Не только этот наш петербургский ретроспективизм роднил Фокина с тем, что определенно связано с именем „Мира искусства“. Он как артист и реформатор балета родился и художественно вырос в том общем подъеме, когда в Петербурге создавалась неповторимая культурная и боевая атмосфера нашего художественного Возрождения, и сам он был одной из его активнейших сил, направленных „против течения“.
Все то, что в творчестве Фокина развернулось в поразительно широкую картину, начато было им в Петербурге, в императорском классическом балете, плотью от плоти которого он был сам. Именно там впервые в живой пластике Фокиным было показано новое и свежее понимание античности, были воскрешены также по-новому и Египет, и древняя Русь, и очарование XVIII в., и поэзия эпохи романтизма.
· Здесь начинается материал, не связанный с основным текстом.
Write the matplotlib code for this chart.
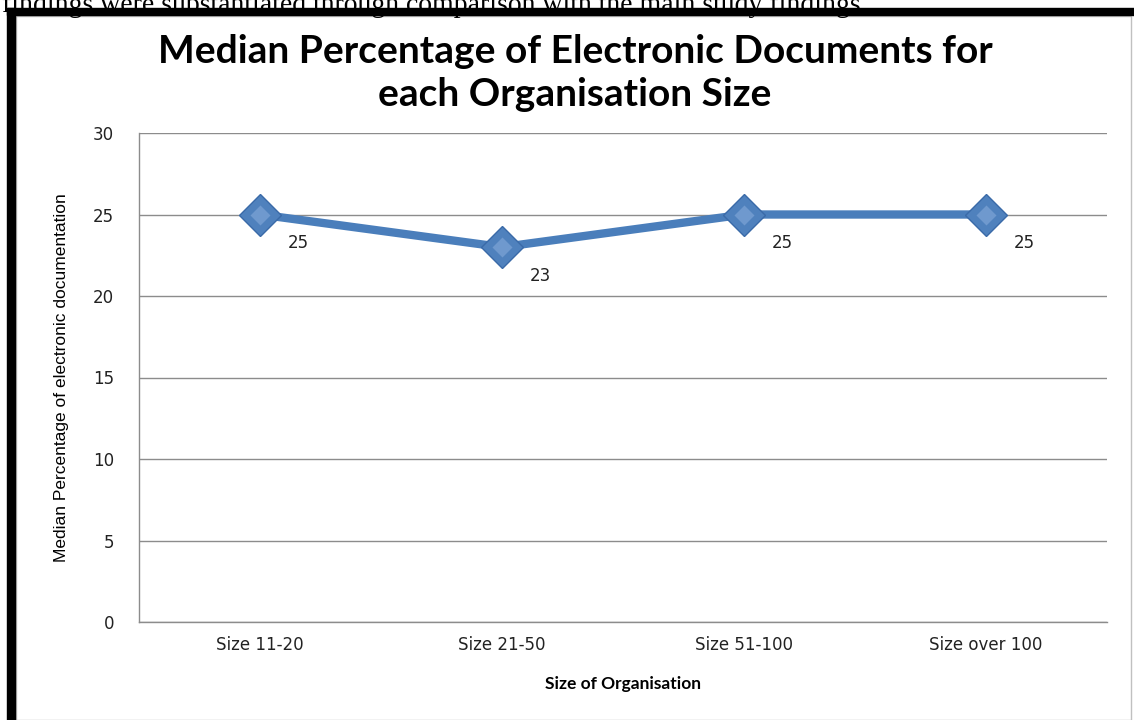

Фокин, инспирируемый на первых шагах своей деятельности столь различными эпохами искусства, открыл в них и забытые, и совершенно новые элементы танца. В то же время, будучи сам чистокровным классиком, он в своей новой хореографии оставался верен самому прочному фундаменту балета – классике, но, очистив ее от рутины, вдохнул в нее душу и смысл и по-новому гениально оживил. Все это произвело революцию в балете и положило начало новой эре в русской, а затем и в мировой хореографии.
Дальнейший, самый замечательный период деятельности Фокина протекал почти все время за границей, где творчество его достигло своего апогея. Но и тут его искусство не только по своему источнику и корням, но и по духу оставалось неизменно русским искусством.
Фокина можно назвать художником в настоящем значении этого слова и по его непрерывному внутреннему горению. „Фокин – огонь“, – говорил Бенуа. И на фоне нервозного и бездушного современного эстетизма он оставался настоящим русским художником, может быть, одним из последних могикан того русского искусства, одна из главных ценностей которого – честность, искренность и душевность» (М. Добужинский. Воспоминания).
ФОРЕГГЕР Николай Михайлович
наст фам. Грейфентурн;6(18).4.1892 – 8.6.1939
Режиссер, балетмейстер. В 1918 организовал в Москве театр «Четырех масок», в котором поставил «Вечер французских фарсов» с участием И. Ильинского, А. Кторова. В 1920 руководил мастерской «Мастфор» («Мастерская Фореггера»).